With ferocious winds driving multiple wildfires through bone-dry vegetation and nearly 200,000 people ordered to leave their homes, California’s governor on Sunday declared a statewide emergency.
Meanwhile, millions of residents remained without power after the state’s largest utility cut electricity as a precaution to prevent more areas from igniting.
California Governor Gavin Newsom said in a statement that officials were deploying “every resource available” to respond to the wildfires, including a large blaze in northern California’s wine country powered by gusts that reached more than 164kph.
Photo: AFP
California Fire officials said that the fire had grown to burn more than 220km2, while containment had dropped to 5 percent.
At least 94 structures have been destroyed, they said.
In the San Francisco Bay Area, two grass fires briefly halted traffic on an Interstate bridge. The flames came dangerously close to homes in Vallejo. Another grass fire closed a stretch of interstate that cut through the state capital as smoke obstructed drivers.
In the south, a wildfire in the Santa Clarita area near Los Angeles destroyed 18 structures. As of Sunday night, the Tick Fire was 70 percent contained.
The biggest evacuation was in Northern California’s Sonoma County, where 180,000 people were told to pack up and leave, many in the middle of the night.
To prevent its power lines from sparking in the high winds and setting off more blazes, Pacific Gas & Electric said that preventative shut-offs affected 965,000 customers and another 100,000 lost electricity because of strong gusts, bringing the number of residents who experienced blackouts to nearly 2.7 million people.
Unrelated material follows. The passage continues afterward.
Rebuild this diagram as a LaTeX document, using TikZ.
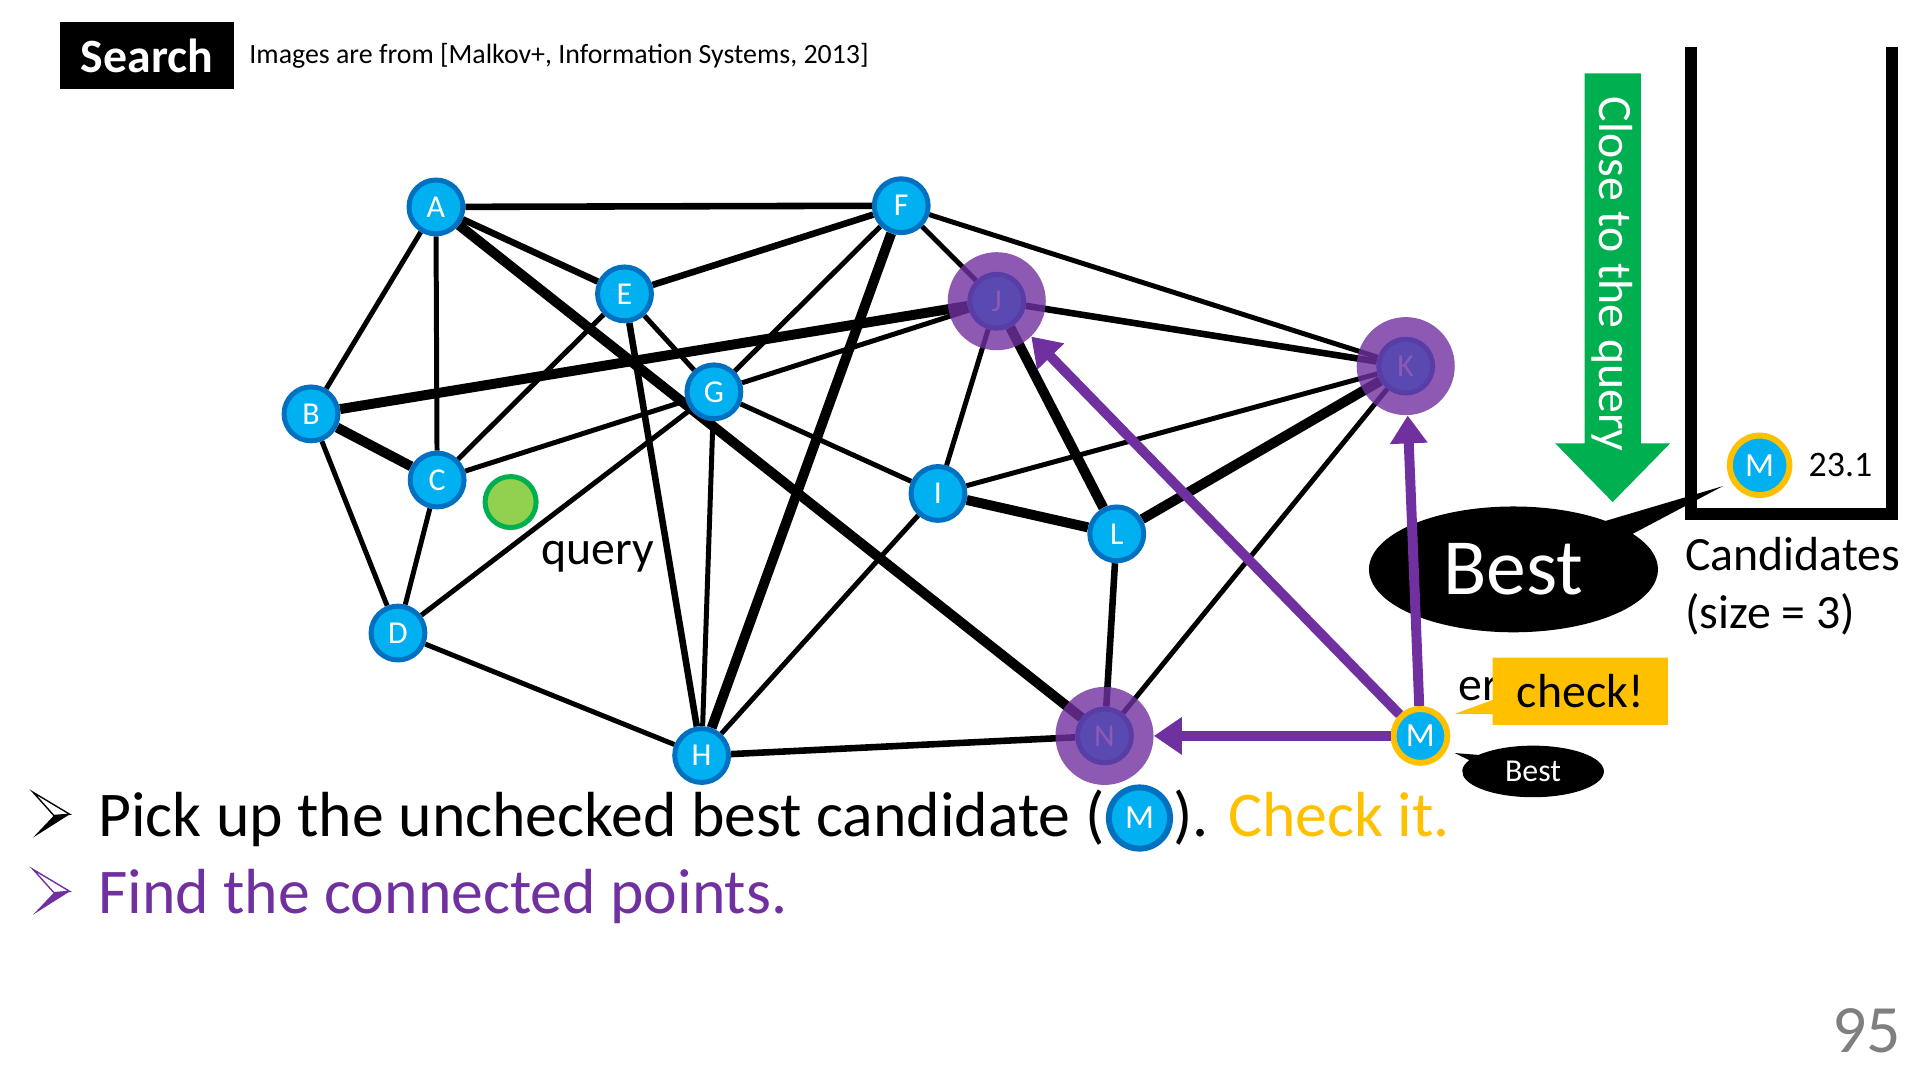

Pacific Gas & Electric officials said they were expecting strong winds to whip up again today and that they have notified 500,000 customers — or more than 1 million people — that they are likely to have their power turned off for the third time in a week.
Some of those people might not have their power restored from the current outage before the next major shutdown, which would leave them without electricity for five days or longer, said Mark Quinlan, the company’s emergency preparedness and response director.
The fear that the winds could blow embers and spread fire across a major highway prompted authorities to expand evacuation orders that covered parts of Santa Rosa, a city of 175,000 that was devastated by a wildfire two years ago.
“This is the largest evacuation that any of us ... can remember,” the Sonoma County Sheriff’s Office tweeted. “Take care of each other.”
Hundreds of people arrived at the Sonoma County Fairgrounds in Santa Rosa by Sunday. Some came from senior care facilities. More than 300 people slept inside an auditorium filled with cots and wheeled beds. Scores of others stayed in a separate building with their pets.
Among them was Maribel Cruz, 19, who packed up her dog, four cats and fish as soon as she was told to flee her trailer in the town of Windsor, about 97km north of San Francisco. She also grabbed a neighbor’s cat.
“I’m just nervous, since I grew up in Windsor,” she said. “I’m hoping the wind cooperates.”